Lundi 9 octobre 1978, Jacques Brel vient de mourir. Et cette absence irrémédiable ré­veille le souvenir de tant d'émotions vécues lors des concerts à l'Ancienne Belgique, de moments uniques où la présence d'un homme, là, seul, sur scène, qui ne vous voit pas mais qui vous parle à vous — comme d'ailleurs à des centaines d'autres —, révèle la vigueur implacable de sentiments que l'on croyait personnels, uniques, intimes, secrets.

A la radio, la mort de Brel est omnipré­sente, sa voix vibre encore et encore de Mathilde à Madeleine à la Chanson des vieux amants. Les souvenirs d'une enfance colo­niale, la terre rouge, la chaleur, le pick-up de bois vernis, le premier disque de Brel : la voix chaude, expressive, tendre ou âpre amène sa moisson d'images heureuses d'un temps révolu. Mais, avant que ne s'instal­lent pour de bon les jours du malheur, ce lundi 9 octobre 1978, jour de la mort de Jacques Brel, jour d'une tristesse infinie, est aussi le jour où, dans le ventre de la narra­trice, bouge pour la première fois le bébé qu'elle porte et qui sera son petit garçon. Le jour où Jacques Brel... donne le ton de ce recueil : des histoires tristes, dominées par la mort, une avalanche de sentiments forts qui nouent les tripes. Cependant, l'appa­rence autobiographique de ce premier récit fait souvent place à des histoires que l'on pourrait lire dans les journaux, à la rubrique fait divers ; mais, pour une fois, ces his­toires, on les vit vraiment de l'intérieur : l'adolescente en rupture de famille se rend délibérément dans le petit bois de si mau­vaise réputation, heureuse d'être enfin seule à écouter la voix de Kurt Cobain sur son walkman. Enfin seule ? Le bébé qui pleure et empêche son père de vivre à fond la finale du Mondial devra bien finir par se taire. Et Stéphanie n'aurait pas dû crier quand Jacques l'a étreinte brutale­ment, victime de son cauchemar familier.

Bruno, lui, comprend cet été à Montréal que la vie d'antan est bien finie et qu'il peut retourner contre ses parents l'entreprise de destruction qu'ils n'ont cessé de lui fabri­quer. L'été de Fabienne, lui, est désespéré­ment vide.

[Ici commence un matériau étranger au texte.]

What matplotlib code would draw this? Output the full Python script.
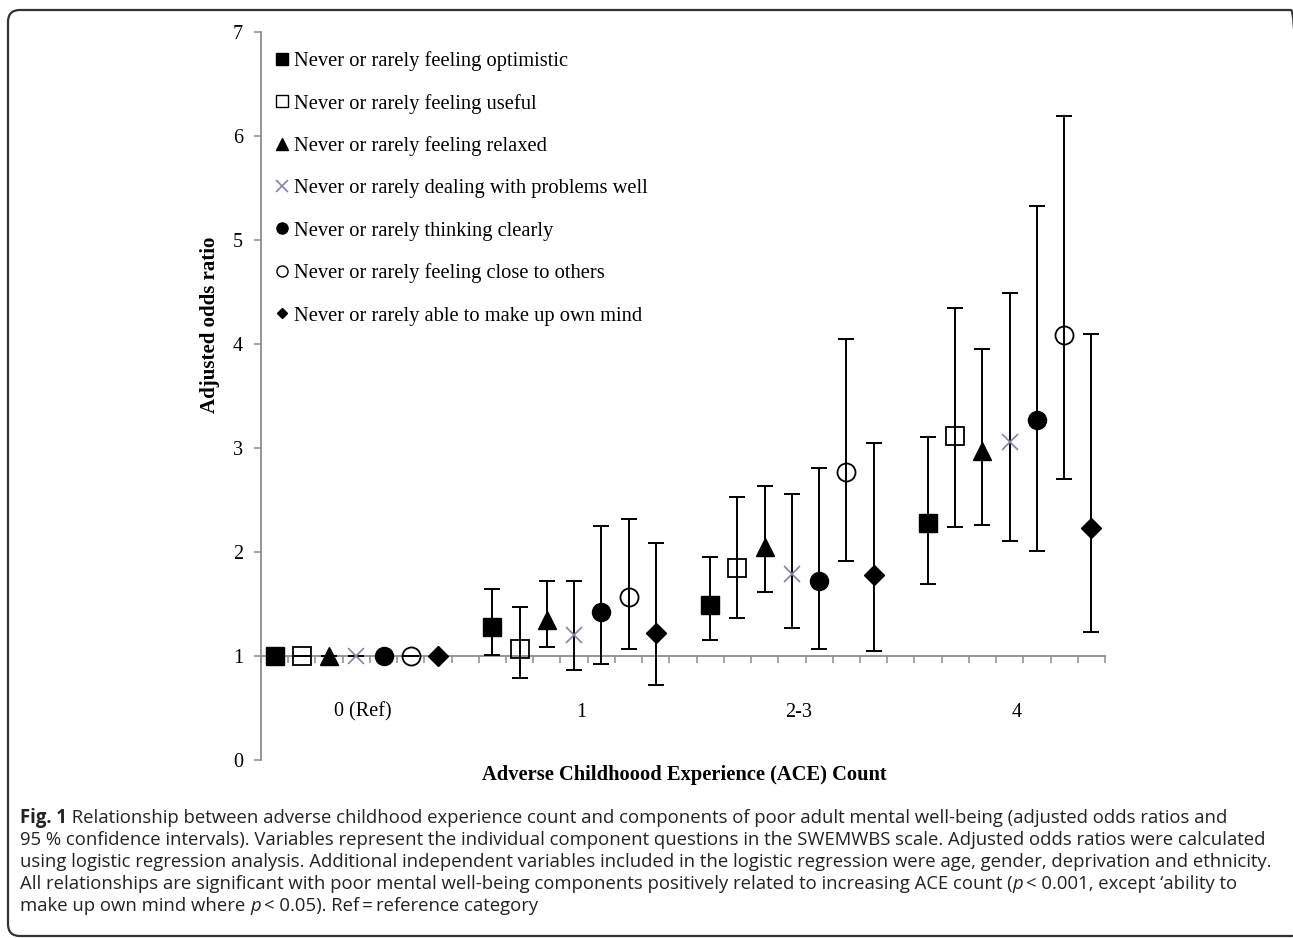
import matplotlib
matplotlib.use("Agg")
import matplotlib.pyplot as plt
from matplotlib.lines import Line2D
from matplotlib.patches import FancyBboxPatch
from matplotlib.transforms import IdentityTransform

groups = ["0 (Ref)", "1", "2-3", "4"]
series = [
    "Never or rarely feeling optimistic",
    "Never or rarely feeling useful",
    "Never or rarely feeling relaxed",
    "Never or rarely dealing with problems well",
    "Never or rarely thinking clearly",
    "Never or rarely feeling close to others",
    "Never or rarely able to make up own mind",
]
# odds ratios per series, per group
or_optimistic = [1.0, 1.28, 1.49, 2.28]
or_useful     = [1.0, 1.07, 1.85, 3.12]
or_relaxed    = [1.0, 1.35, 2.05, 2.97]
or_problems   = [1.0, 1.20, 1.79, 3.06]
or_clearly    = [1.0, 1.42, 1.72, 3.27]
or_close      = [1.0, 1.57, 2.77, 4.09]
or_mind       = [1.0, 1.22, 1.78, 2.23]
# lower 95% CI
lo_optimistic = [1.0, 1.01, 1.15, 1.69]
lo_useful     = [1.0, 0.79, 1.37, 2.24]
lo_relaxed    = [1.0, 1.09, 1.62, 2.26]
lo_problems   = [1.0, 0.87, 1.27, 2.11]
lo_clearly    = [1.0, 0.92, 1.07, 2.01]
lo_close      = [1.0, 1.07, 1.91, 2.70]
lo_mind       = [1.0, 0.72, 1.05, 1.23]
# upper 95% CI
hi_optimistic = [1.0, 1.64, 1.95, 3.11]
hi_useful     = [1.0, 1.47, 2.53, 4.35]
hi_relaxed    = [1.0, 1.72, 2.63, 3.95]
hi_problems   = [1.0, 1.72, 2.56, 4.49]
hi_clearly    = [1.0, 2.25, 2.81, 5.33]
hi_close      = [1.0, 2.32, 4.05, 6.19]
hi_mind       = [1.0, 2.09, 3.05, 4.10]

ors = [or_optimistic, or_useful, or_relaxed, or_problems, or_clearly, or_close, or_mind]
los = [lo_optimistic, lo_useful, lo_relaxed, lo_problems, lo_clearly, lo_close, lo_mind]
his = [hi_optimistic, hi_useful, hi_relaxed, hi_problems, hi_clearly, hi_close, hi_mind]

purple = "#8a7fa6"
styles = [
    dict(marker="s", mfc="black", mec="black", ms=12.5, mew=1.0),
    dict(marker="s", mfc="none", mec="black", ms=12.5, mew=1.3),
    dict(marker="^", mfc="black", mec="black", ms=13, mew=1.0),
    dict(marker="x", mfc="none", mec=purple, ms=12, mew=1.2),
    dict(marker="o", mfc="black", mec="black", ms=13, mew=1.0),
    dict(marker="o", mfc="none", mec="black", ms=13, mew=1.3),
    dict(marker="D", mfc="black", mec="black", ms=10, mew=1.0),
]
leg_sizes = [8, 8, 8, 8.5, 8, 8, 5.5]

serif = ["Liberation Serif", "DejaVu Serif"]

W, H = 1293, 938
fig = plt.figure(figsize=(W / 100, H / 100), dpi=100)
ax = fig.add_axes([261 / W, 1 - 760 / H, (1105 - 261) / W, (760 - 32) / H])

nser = len(series)
nslots = len(groups) * (nser + 1) - 1

for j in range(nser):
    xs = [g * (nser + 1) + j + 0.5 for g in range(len(groups))]
    yv = ors[j]
    lower = [y - l for y, l in zip(yv, los[j])]
    upper = [h - y for y, h in zip(yv, his[j])]
    ax.errorbar(xs, yv, yerr=[lower, upper], fmt="none", ecolor="black",
                elinewidth=1.4, capsize=5.5, capthick=1.4, zorder=3)
    ax.plot(xs, yv, ls="none", zorder=4, **styles[j])

ax.set_xlim(0, nslots)
ax.set_ylim(0, 7)

for s in ["top", "right"]:
    ax.spines[s].set_visible(False)
ax.spines["left"].set_color("#8c8c8c")
ax.spines["left"].set_linewidth(1.3)
ax.spines["bottom"].set_position(("data", 1))
ax.spines["bottom"].set_color("#8c8c8c")
ax.spines["bottom"].set_linewidth(1.3)

ax.set_xticks(range(0, nslots + 1))
ax.set_xticklabels([])
ax.tick_params(axis="x", direction="out", length=5, width=1.1, color="#8c8c8c")
ax.set_yticks(range(0, 8))
ax.tick_params(axis="y", direction="out", length=5, width=1.1, color="#8c8c8c",
               labelsize=14.5, pad=8)
for lab in ax.get_yticklabels():
    lab.set_fontfamily(serif)

for g, name in enumerate(groups):
    ax.text(g * (nser + 1) + 3.75, 0.46, name, ha="center", va="center",
            fontsize=14.5, family=serif)

handles = [Line2D([], [], ls="none", marker=st["marker"], mfc=st["mfc"], mec=st["mec"],
                  mew=st["mew"] if st["marker"] == "x" else 1.0, ms=ms)
           for st, ms in zip(styles, leg_sizes)]
leg = ax.legend(handles, series, loc="upper left", bbox_to_anchor=(0.018, 0.974),
                frameon=False, handlelength=0.6, handletextpad=0.25, labelspacing=1.11,
                borderpad=0, borderaxespad=0, prop={"family": serif, "size": 14.8})

fig.text(210 / W, 1 - 325 / H, "Adjusted odds ratio", rotation=90, ha="center", va="center",
         fontsize=15, fontweight="bold", family=serif)
fig.text(684 / W, 1 - 775 / H, "Adverse Childhoood Experience (ACE) Count", ha="center",
         va="center", fontsize=14.8, fontweight="bold", family=serif)

# frame (pixel coordinates, origin bottom-left)
frame = FancyBboxPatch((8, 2), 1303 - 8, (H - 10) - 2,
                       boxstyle="round,pad=0,rounding_size=12", transform=IdentityTransform(),
                       fill=False, edgecolor="#333333", linewidth=1.6, clip_on=False)
fig.patches.append(frame)

# caption
cap_font = ["Open Sans", "DejaVu Sans"]
cap_size = 13.35
lines = [
    [("Fig. 1", "bold", "normal"), (" Relationship between adverse childhood experience count and components of poor adult mental well-being (adjusted odds ratios and", "normal", "normal")],
    [("95 % confidence intervals). Variables represent the individual component questions in the SWEMWBS scale. Adjusted odds ratios were calculated", "normal", "normal")],
    [("using logistic regression analysis. Additional independent variables included in the logistic regression were age, gender, deprivation and ethnicity.", "normal", "normal")],
    [("All relationships are significant with poor mental well-being components positively related to increasing ACE count (", "normal", "normal"), ("p", "normal", "italic"), ("\u2009< 0.001, except \u2018ability to", "normal", "normal")],
    [("make up own mind where ", "normal", "normal"), ("p", "normal", "italic"), ("\u2009< 0.05). Ref\u2009=\u2009reference category", "normal", "normal")],
]
fig.canvas.draw()
renderer = fig.canvas.get_renderer()
y0 = 818
for i, pieces in enumerate(lines):
    x = 20
    y = y0 + i * 22
    for txt, wt, st in pieces:
        t = fig.text(x / W, 1 - y / H, txt, ha="left", va="center", fontsize=cap_size,
                     fontweight=wt, fontstyle=st, family=cap_font, color="#222222")
        bb = t.get_window_extent(renderer)
        x += bb.width

fig.savefig("out.png", dpi=100)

Tant de grains de sable dans les rouages de la vie. Tant de drames dans ces cartes postales d'un été perdu. Et puis, retour au réel : le dernier texte nous livre la rage au cœur de la narratrice aux prises avec nos lois kafkaïennes. Quand on vit l'écriture comme un dernier recours, quand les mots sont des loups hurlants qu'il faut jeter sur le papier, peut-on imaginer de cocher les heures d'écriture dans la grille fournie à cet effet par un employé du Forem ? Peut-on définir selon ses critères ce que vous, vous vivez comme un mouve­ment vital : écrire, est-ce un hobby ou un gagne-pain ? Décidez-vous, l'Onem a be­soin de savoir... Il ne serait pas étonnant que nos politiques tatillons soient les pre­miers à inventer un jour une taxe sur le rêve... Méfions-nous ! En Belgique, Ubu et l'enfer ne sont jamais loin.